From all accounts, Christopher Brennan (1870 - 1932) was an unusal Australian poet. This in two senses: he was an unusual poet and scholar, and he was unusually "Australian". Unlike a good slab of his contemporaries, Brennan was not at all interested in contributing to a national colonial poetic. He once said in an interview that he may as well have written from China, so unimportant was place and national identity in his work. His interest in the French Symbolists, especially Mallarmé, has been well documented, but even where that longterm engagement is concerned, Brennan never imagined he was a Symbolist. His way of describing his aesthetic affinities was to say simply that one must live in one's time, and must find others to get along with. The Symbolists happened to be those closest to his own conceit.
Nevertheless, he was utterly committed to a thoroughly European poetics. Some of his manuscripts are collected at the State Library of NSW, and when I looked through a box of his materials, I found extensive lecture notes, poems, lists, essays, criticism and correspondence in Latin, Greek, French and German.
At a recent Australian Poetry symposium, Peter Minter showed the importance of a different kind of close reading, the material reading. A video of his talk can be seen below.
Minter points out the numerous Indigenous poets excluded from Australian Poetry Since 1788, a recent anthology (as well as pointing to some other exclusions). He frames the anthology itself as an editors' folly (the editors being Geoffrey Lehmann and Robert Gray, who have made anthologies together before) and as kitsch. But while such terms are subjective, and arguments about the exclusions from anthologies - thought objective facts - seem to boil down to the subjective in the end: it is the ends, finally, that Minter takes issue with.

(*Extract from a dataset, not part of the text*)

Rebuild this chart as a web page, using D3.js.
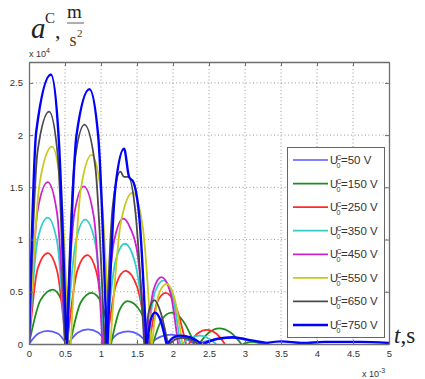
<!DOCTYPE html>
<html>
<head>
<meta charset="utf-8">
<script src="https://cdn.jsdelivr.net/npm/d3@7"></script>
<style>
  body { margin: 0; background: #fff; }
  svg { display: block; }
  text { font-family: Arial, "Liberation Sans", sans-serif; }
</style>
</head>
<body>
<svg id="chart" width="425" height="379"></svg>
<script>
// time in ms (x 10^-3 s), acceleration in x 10^4 m/s^2
// each series is a list of humps, each hump a list of [t, a] points
const voltages = [50, 150, 250, 350, 450, 550, 650, 750];
const colors = ["#5a5aff", "#1f8c1f", "#ff2a2a", "#35cccc", "#cc22cc", "#c8c81e", "#4a4a4a", "#0000ff"];
const xTicks = [0, 0.5, 1, 1.5, 2, 2.5, 3, 3.5, 4, 4.5, 5];
const yTicks = [0, 0.5, 1, 1.5, 2, 2.5];

const s50 = [
  [[0, 0], [0.13, 0.10], [0.26, 0.125], [0.40, 0.10], [0.52, 0]],
  [[0.54, 0], [0.68, 0.11], [0.82, 0.14], [0.96, 0.11], [1.08, 0]],
  [[1.10, 0], [1.24, 0.10], [1.38, 0.12], [1.52, 0.09], [1.65, 0]],
  [[1.67, 0], [1.83, 0.07], [1.98, 0.09], [2.14, 0.06], [2.30, 0]],
  [[2.32, 0], [2.55, 0.04], [2.80, 0.06], [3.00, 0.04], [3.25, 0]]
];
const s150 = [
  [[0, 0], [0.16, 0.42], [0.33, 0.52], [0.45, 0.42], [0.55, 0]],
  [[0.57, 0], [0.72, 0.40], [0.87, 0.49], [1.01, 0.39], [1.13, 0]],
  [[1.14, 0], [1.26, 0.33], [1.37, 0.41], [1.55, 0.31], [1.70, 0]],
  [[1.72, 0], [1.85, 0.24], [1.98, 0.30], [2.14, 0.22], [2.30, 0]],
  [[2.36, 0], [2.50, 0.11], [2.64, 0.15], [2.80, 0.11], [2.95, 0]],
  [[2.97, 0], [3.10, 0.02], [3.30, 0]]
];
const s250 = [
  [[0, 0], [0.12, 0.72], [0.26, 0.87], [0.39, 0.70], [0.51, 0]],
  [[0.53, 0], [0.67, 0.70], [0.81, 0.85], [0.94, 0.68], [1.06, 0]],
  [[1.08, 0], [1.21, 0.57], [1.34, 0.70], [1.50, 0.55], [1.65, 0]],
  [[1.67, 0], [1.78, 0.40], [1.90, 0.49], [2.04, 0.36], [2.18, 0]],
  [[2.22, 0], [2.34, 0.10], [2.47, 0.135], [2.60, 0.10], [2.72, 0]]
];
const s350 = [
  [[0, 0], [0.12, 1.00], [0.26, 1.21], [0.39, 0.98], [0.50, 0]],
  [[0.52, 0], [0.65, 0.98], [0.78, 1.19], [0.92, 0.97], [1.04, 0]],
  [[1.07, 0], [1.20, 0.79], [1.33, 0.96], [1.48, 0.76], [1.63, 0]],
  [[1.64, 0], [1.75, 0.50], [1.87, 0.61], [1.99, 0.47], [2.10, 0]],
  [[2.12, 0], [2.25, 0.06], [2.38, 0.08], [2.50, 0.05], [2.60, 0]]
];
const s450 = [
  [[0, 0], [0.12, 1.28], [0.26, 1.55], [0.39, 1.25], [0.50, 0]],
  [[0.51, 0], [0.63, 1.25], [0.76, 1.51], [0.90, 1.22], [1.02, 0]],
  [[1.05, 0], [1.18, 0.98], [1.31, 1.20], [1.40, 1.12], [1.51, 0.85], [1.62, 0]],
  [[1.63, 0], [1.73, 0.52], [1.84, 0.64], [1.96, 0.50], [2.07, 0]]
];
const s550 = [
  [[0, 0], [0.15, 1.55], [0.32, 1.89], [0.44, 1.50], [0.55, 0]],
  [[0.58, 0], [0.72, 1.48], [0.87, 1.81], [1.00, 1.45], [1.12, 0]],
  [[1.13, 0], [1.28, 1.18], [1.44, 1.45], [1.58, 1.12], [1.70, 0]],
  [[1.71, 0], [1.80, 0.47], [1.91, 0.575], [2.02, 0.44], [2.13, 0]]
];
const s650 = [
  [[0, 0], [0.12, 1.85], [0.28, 2.225], [0.40, 1.80], [0.50, 0]],
  [[0.52, 0], [0.63, 1.72], [0.77, 2.10], [0.92, 1.70], [1.05, 0]],
  [[1.07, 0], [1.16, 1.30], [1.27, 1.65], [1.32, 1.60], [1.38, 1.60], [1.48, 1.25], [1.60, 0]],
  [[1.61, 0], [1.67, 0.33], [1.74, 0.42], [1.83, 0.30], [1.93, 0]],
  [[1.95, 0], [2.05, 0.05], [2.15, 0.06], [2.25, 0.04], [2.35, 0]]
];
const s750 = [
  [[0, 0], [0.10, 2.03], [0.305, 2.58], [0.41, 2.00], [0.52, 0]],
  [[0.53, 0], [0.66, 2.00], [0.84, 2.44], [0.96, 2.00], [1.08, 0]],
  [[1.09, 0], [1.20, 1.50], [1.32, 1.87], [1.39, 1.60], [1.45, 1.55], [1.54, 1.15], [1.63, 0]],
  [[1.64, 0], [1.69, 0.23], [1.75, 0.30], [1.83, 0.22], [1.91, 0]],
  [[1.92, 0], [2.00, 0.06], [2.10, 0.08], [2.25, 0.06], [2.40, 0]],
  [[2.42, 0], [2.62, 0.05], [2.83, 0.065], [3.05, 0.04], [3.30, 0.01]],
  [[3.30, 0.01], [3.50, 0.025], [3.80, 0.01], [4.10, 0.02], [4.60, 0.02], [5.00, 0.01]]
];
const series = [s50, s150, s250, s350, s450, s550, s650, s750];

const svg = d3.select("#chart");
const x = d3.scaleLinear().domain([0, 5]).range([29, 389]);
const y = d3.scaleLinear().domain([0, 2.7]).range([344, 62]);
const [x0, x1] = x.range();
const [yb, yt] = y.range();

svg.append("defs").append("clipPath").attr("id", "plot")
  .append("rect").attr("x", x0).attr("y", yt).attr("width", x1 - x0).attr("height", yb - yt);

// grid
const grid = svg.append("g").attr("stroke", "#808080").attr("stroke-width", 0.8)
  .attr("stroke-dasharray", "1,2.5");
grid.selectAll(".gx").data(xTicks.slice(1, -1)).enter().append("line")
  .attr("x1", d => x(d)).attr("x2", d => x(d)).attr("y1", yt).attr("y2", yb);
grid.selectAll(".gy").data(yTicks.slice(1)).enter().append("line")
  .attr("x1", x0).attr("x2", x1).attr("y1", d => y(d)).attr("y2", d => y(d));

// curves
const line = d3.line().x(d => x(d[0])).y(d => y(d[1])).curve(d3.curveMonotoneX);
svg.append("g").attr("clip-path", "url(#plot)")
  .selectAll("path").data(series).enter().append("path")
  .attr("d", humps => humps.map(h => line(h)).join(""))
  .attr("fill", "none")
  .attr("stroke", (d, i) => colors[i])
  .attr("stroke-width", (d, i) => i === 7 ? 2.4 : 1.8)
  .attr("stroke-linejoin", "round");

// axes (ticks inward, box all round)
const axisColor = "#6e6e6e";
const fmt = d => d3.format("")(d);
const gB = svg.append("g").attr("transform", `translate(0,${yb})`)
  .call(d3.axisBottom(x).tickValues(xTicks).tickSizeInner(-4).tickSizeOuter(0).tickPadding(6).tickFormat(fmt));
const gT = svg.append("g").attr("transform", `translate(0,${yt})`)
  .call(d3.axisTop(x).tickValues(xTicks).tickSizeInner(-4).tickSizeOuter(0).tickFormat(""));
const gL = svg.append("g").attr("transform", `translate(${x0},0)`)
  .call(d3.axisLeft(y).tickValues(yTicks).tickSizeInner(-4).tickSizeOuter(0).tickPadding(6).tickFormat(fmt));
const gR = svg.append("g").attr("transform", `translate(${x1},0)`)
  .call(d3.axisRight(y).tickValues(yTicks).tickSizeInner(-4).tickSizeOuter(0).tickFormat(""));
[gB, gT, gL, gR].forEach(g => {
  g.select(".domain").attr("stroke", axisColor).attr("stroke-width", 1.3);
  g.selectAll(".tick line").attr("stroke", axisColor);
  g.selectAll(".tick text").attr("fill", "#333").style("font-size", "9.5px")
    .style("font-family", "Arial, 'Liberation Sans', sans-serif");
});

// exponent labels
const e4 = svg.append("text").attr("x", 29).attr("y", 57).attr("fill", "#333").style("font-size", "9px");
e4.append("tspan").text("x 10");
e4.append("tspan").attr("dy", -4).style("font-size", "7px").text("4");
const e3 = svg.append("text").attr("x", 362).attr("y", 377).attr("fill", "#333").style("font-size", "9px");
e3.append("tspan").text("x 10");
e3.append("tspan").attr("dy", -4).style("font-size", "7px").text("-3");

// axis titles
const serif = "'Liberation Serif', 'DejaVu Serif', serif";
svg.append("text").attr("x", 31).attr("y", 38).style("font-family", serif)
  .style("font-style", "italic").style("font-size", "29px").attr("fill", "#222").text("a");
svg.append("text").attr("x", 45).attr("y", 23).style("font-family", serif)
  .style("font-size", "15px").attr("fill", "#222").text("C");
svg.append("text").attr("x", 55).attr("y", 38).style("font-family", serif)
  .style("font-size", "22px").attr("fill", "#222").text(",");
svg.append("text").attr("x", 67).attr("y", 18).style("font-family", serif)
  .style("font-size", "19px").attr("fill", "#222").text("m");
svg.append("line").attr("x1", 67).attr("x2", 84).attr("y1", 23).attr("y2", 23)
  .attr("stroke", "#333").attr("stroke-width", 0.8);
svg.append("text").attr("x", 69.5).attr("y", 46).style("font-family", serif)
  .style("font-size", "18px").attr("fill", "#5a3a20").text("s");
svg.append("text").attr("x", 77).attr("y", 37).style("font-family", serif)
  .style("font-size", "11px").attr("fill", "#5a3a20").text("2");

const tl = svg.append("text").attr("x", 394).attr("y", 343).style("font-family", serif)
  .style("font-size", "23px").attr("fill", "#222");
tl.append("tspan").style("font-style", "italic").text("t");
tl.append("tspan").text(",s");

// legend
const lg = svg.append("g");
lg.append("rect").attr("x", 287.5).attr("y", 147.5).attr("width", 97).attr("height", 190)
  .attr("fill", "#fff").attr("stroke", "#666").attr("stroke-width", 1);
const ly = d3.scaleLinear().domain([0, 7]).range([160, 325]);
const items = lg.selectAll(".item").data(voltages).enter().append("g")
  .attr("transform", (d, i) => `translate(0,${ly(i)})`);
items.append("line").attr("x1", 293).attr("x2", 328).attr("y1", 0).attr("y2", 0)
  .attr("stroke", (d, i) => colors[i]).attr("stroke-width", (d, i) => i === 7 ? 2.3 : 1.7);
items.append("text").attr("x", 330).attr("y", 4).attr("fill", "#333").style("font-size", "11px").text("U");
items.append("text").attr("x", 336.5).attr("y", 0).attr("fill", "#333").style("font-size", "7px").text("C");
items.append("text").attr("x", 336.5).attr("y", 8).attr("fill", "#333").style("font-size", "7px").text("0");
items.append("text").attr("x", 341).attr("y", 4).attr("fill", "#333").style("font-size", "11.5px")
  .text(d => "=" + d + " V");
</script>
</body>
</html>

Minter's presentation was a model criticism, in terms of disarming those in the audience who were included in the anthology (assuming any needed to be disarmed) — but the kicker is Minter's discovery that the endpapers (shown as the image for this post, above) are actually fauxboriginal themselves, a folly of settler curtainmaking from the 1950s: they are, if anything is, kitsch. They suggest an Aboriginal design, but merely serve to give a frisson of nativism to a settlement verse project.